Allon we register the disc used by the Hosted Engine VM as direct LUN. We had a BZ requiring that and as far as I can tell it works, see https://bugzilla.redhat.com/show_bug.cgi?id=1157239#c11. If I've understood correctly, the iSCSI domain Elad is disactivating is not the same used by the Hosted Engine, it's just an iSCSI domain on the same host providing the storage domain for Hosted Engine. Elad can you confirm?
(In reply to Allon Mureinik from comment #1) > Liron, why are we disconnecting from the target? Shouldn't we check that no > LUN disc uses this connection? > That should be checked before disconnecting. Elad, the engine log you pasted is incorrect. Please attach the correct log and a database dump. thanks.
Created attachment 969456 [details] sosreport and db dump sosreport and db dump attached. Liron, it's possible you won't see any related event in engine log since the engine doesn't operate while the machine it is running on is paused.

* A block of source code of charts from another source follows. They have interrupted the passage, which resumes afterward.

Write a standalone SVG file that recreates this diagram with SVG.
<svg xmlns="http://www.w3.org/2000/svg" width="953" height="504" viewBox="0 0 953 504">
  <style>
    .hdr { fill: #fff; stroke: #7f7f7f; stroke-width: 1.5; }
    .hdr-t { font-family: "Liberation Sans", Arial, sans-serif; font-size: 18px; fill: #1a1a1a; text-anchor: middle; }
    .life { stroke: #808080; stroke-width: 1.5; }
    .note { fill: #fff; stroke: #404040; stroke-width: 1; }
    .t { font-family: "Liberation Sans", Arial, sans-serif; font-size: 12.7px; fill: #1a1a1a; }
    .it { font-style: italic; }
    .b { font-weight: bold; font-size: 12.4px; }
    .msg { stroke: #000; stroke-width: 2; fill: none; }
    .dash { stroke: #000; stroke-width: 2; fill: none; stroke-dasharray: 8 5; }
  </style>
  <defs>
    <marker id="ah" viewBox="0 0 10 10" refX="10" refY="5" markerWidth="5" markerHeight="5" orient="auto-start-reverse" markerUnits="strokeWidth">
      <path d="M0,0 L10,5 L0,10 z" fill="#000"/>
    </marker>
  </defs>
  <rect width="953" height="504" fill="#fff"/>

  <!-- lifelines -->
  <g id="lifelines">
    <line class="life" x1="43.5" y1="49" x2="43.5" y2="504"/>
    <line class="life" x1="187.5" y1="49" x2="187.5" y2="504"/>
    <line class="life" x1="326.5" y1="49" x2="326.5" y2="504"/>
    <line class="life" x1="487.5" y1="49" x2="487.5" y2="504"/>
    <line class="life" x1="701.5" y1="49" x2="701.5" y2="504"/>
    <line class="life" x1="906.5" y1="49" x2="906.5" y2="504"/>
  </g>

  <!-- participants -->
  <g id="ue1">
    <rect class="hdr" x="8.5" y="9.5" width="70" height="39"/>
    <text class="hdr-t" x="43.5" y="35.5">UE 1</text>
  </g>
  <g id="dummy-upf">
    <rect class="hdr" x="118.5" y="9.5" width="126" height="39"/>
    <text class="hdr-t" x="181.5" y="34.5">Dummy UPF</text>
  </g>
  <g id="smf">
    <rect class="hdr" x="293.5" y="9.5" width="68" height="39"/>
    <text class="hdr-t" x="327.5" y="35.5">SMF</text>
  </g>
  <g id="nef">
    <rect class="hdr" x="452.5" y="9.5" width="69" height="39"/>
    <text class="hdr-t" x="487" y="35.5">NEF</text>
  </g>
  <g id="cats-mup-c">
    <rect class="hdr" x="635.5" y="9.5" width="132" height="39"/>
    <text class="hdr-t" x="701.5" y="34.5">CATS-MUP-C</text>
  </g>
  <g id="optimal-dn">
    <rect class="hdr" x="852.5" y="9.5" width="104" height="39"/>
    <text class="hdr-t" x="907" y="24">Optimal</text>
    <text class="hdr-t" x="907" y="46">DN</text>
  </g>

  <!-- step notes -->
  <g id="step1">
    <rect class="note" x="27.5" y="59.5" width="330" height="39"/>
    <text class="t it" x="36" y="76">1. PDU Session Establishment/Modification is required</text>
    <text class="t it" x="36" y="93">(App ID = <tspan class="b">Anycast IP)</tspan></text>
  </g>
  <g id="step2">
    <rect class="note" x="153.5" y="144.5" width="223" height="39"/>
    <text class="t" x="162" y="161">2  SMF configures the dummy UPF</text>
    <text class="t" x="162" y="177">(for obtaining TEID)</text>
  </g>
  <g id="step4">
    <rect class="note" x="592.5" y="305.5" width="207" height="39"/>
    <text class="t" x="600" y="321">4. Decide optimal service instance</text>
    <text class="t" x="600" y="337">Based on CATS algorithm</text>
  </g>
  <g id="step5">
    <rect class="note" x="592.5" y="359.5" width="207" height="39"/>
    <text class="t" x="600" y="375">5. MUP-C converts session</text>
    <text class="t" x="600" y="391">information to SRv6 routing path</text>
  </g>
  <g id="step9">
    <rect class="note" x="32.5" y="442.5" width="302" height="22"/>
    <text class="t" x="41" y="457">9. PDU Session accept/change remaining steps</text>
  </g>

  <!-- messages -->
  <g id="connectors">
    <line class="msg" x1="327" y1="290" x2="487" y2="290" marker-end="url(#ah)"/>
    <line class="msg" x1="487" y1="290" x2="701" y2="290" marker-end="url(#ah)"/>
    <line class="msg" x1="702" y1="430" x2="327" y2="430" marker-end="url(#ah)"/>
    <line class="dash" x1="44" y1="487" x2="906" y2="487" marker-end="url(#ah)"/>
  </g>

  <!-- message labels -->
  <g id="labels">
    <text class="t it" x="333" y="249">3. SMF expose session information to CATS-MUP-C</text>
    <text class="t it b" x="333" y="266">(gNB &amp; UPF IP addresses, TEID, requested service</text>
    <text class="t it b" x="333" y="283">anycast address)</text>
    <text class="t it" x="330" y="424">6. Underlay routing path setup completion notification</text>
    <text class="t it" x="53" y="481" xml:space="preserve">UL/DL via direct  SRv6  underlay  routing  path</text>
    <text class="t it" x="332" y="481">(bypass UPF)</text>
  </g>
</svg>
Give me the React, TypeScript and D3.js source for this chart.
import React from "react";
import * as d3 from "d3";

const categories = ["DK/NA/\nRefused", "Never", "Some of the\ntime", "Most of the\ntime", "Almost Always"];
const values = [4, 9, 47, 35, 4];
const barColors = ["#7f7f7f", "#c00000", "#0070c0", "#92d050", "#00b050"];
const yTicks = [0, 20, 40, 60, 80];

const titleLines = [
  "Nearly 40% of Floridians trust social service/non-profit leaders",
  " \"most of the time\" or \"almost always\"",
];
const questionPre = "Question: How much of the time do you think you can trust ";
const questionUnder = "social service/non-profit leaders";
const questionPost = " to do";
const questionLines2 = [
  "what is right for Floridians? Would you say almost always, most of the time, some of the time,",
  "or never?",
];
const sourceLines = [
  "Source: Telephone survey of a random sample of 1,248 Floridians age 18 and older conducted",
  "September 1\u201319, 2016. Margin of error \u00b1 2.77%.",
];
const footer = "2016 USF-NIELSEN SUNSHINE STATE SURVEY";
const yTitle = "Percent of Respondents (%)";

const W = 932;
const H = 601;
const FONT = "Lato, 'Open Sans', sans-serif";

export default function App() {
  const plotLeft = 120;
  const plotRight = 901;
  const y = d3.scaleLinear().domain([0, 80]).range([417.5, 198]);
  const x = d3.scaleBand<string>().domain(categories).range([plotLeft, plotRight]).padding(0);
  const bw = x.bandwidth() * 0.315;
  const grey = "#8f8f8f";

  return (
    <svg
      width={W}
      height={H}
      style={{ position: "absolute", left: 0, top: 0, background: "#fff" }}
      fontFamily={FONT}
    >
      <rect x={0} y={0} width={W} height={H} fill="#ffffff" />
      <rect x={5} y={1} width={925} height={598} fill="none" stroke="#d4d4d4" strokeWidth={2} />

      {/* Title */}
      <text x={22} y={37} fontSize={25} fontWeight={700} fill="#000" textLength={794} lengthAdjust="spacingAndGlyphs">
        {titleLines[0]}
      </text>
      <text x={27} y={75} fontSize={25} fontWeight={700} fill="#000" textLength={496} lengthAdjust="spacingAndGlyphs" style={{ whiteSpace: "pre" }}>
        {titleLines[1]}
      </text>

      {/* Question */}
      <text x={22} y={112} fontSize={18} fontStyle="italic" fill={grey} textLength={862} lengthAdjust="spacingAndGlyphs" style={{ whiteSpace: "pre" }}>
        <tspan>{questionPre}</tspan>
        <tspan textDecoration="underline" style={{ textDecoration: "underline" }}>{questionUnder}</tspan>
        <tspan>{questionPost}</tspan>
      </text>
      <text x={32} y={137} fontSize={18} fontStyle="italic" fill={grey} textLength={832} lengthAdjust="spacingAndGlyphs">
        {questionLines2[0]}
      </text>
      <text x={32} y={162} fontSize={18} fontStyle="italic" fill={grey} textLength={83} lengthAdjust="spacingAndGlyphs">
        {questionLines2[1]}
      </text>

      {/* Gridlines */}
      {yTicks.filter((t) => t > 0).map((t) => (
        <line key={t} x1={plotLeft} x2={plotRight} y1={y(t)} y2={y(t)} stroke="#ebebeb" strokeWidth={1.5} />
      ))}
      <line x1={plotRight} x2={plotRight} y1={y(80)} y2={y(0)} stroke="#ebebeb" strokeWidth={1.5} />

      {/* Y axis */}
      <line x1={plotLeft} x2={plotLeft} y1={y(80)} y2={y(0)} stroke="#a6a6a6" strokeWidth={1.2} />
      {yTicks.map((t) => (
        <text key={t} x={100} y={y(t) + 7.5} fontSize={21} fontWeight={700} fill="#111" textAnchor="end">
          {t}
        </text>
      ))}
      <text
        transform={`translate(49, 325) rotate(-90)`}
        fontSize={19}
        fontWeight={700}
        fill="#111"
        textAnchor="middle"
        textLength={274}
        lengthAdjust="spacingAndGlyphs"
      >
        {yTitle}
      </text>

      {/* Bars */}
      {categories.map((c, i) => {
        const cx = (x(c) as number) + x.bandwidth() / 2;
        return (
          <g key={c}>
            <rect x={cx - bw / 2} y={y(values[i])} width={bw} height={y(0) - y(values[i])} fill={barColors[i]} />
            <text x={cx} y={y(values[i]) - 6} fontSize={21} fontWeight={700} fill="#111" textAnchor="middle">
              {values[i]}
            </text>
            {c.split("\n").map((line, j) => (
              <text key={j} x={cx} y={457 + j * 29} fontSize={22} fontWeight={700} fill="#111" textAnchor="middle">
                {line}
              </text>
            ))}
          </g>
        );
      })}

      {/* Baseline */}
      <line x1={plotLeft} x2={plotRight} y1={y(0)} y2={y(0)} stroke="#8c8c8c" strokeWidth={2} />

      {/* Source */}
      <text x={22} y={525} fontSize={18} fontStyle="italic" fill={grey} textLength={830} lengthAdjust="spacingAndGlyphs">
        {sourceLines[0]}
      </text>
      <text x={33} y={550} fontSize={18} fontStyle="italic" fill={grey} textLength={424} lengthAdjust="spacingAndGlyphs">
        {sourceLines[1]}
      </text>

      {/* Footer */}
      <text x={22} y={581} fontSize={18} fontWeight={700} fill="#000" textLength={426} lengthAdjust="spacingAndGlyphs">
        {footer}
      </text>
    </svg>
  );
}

(In reply to Sandro Bonazzola from comment #2) > Allon we register the disc used by the Hosted Engine VM as direct LUN. > We had a BZ requiring that and as far as I can tell it works, see > https://bugzilla.redhat.com/show_bug.cgi?id=1157239#c11. > If I've understood correctly, the iSCSI domain Elad is disactivating is not > the same used by the Hosted Engine, it's just an iSCSI domain on the same > host providing the storage domain for Hosted Engine. > > Elad can you confirm? It's a domain located on the same storage server where the hosted-engine VM's disk is. It is connected via the same iSCSI target
Adding the requires_release_note? after talk with amureini. After the solution to this bug, if connection with same details alreasy exists in the system (same username/target/port/portal) it'll be used as the conenction for the new added lun (even if the password is different)- that will be handled in bug https://bugzilla.redhat.com/show_bug.cgi?id=1176402 for 3.5.1
Cannot be tested due to https://bugzilla.redhat.com/show_bug.cgi?id=1171452
Hosted engine VM doesn't pause when the last iscsi domain, which located on the storage server where the engine image is deployed, is moved to maintenance. Verified using rhev 3.5 vt13.5 rhevm-3.5.0-0.27.el6ev.noarch
RHEV-M 3.5.0 has been released, closing this bug.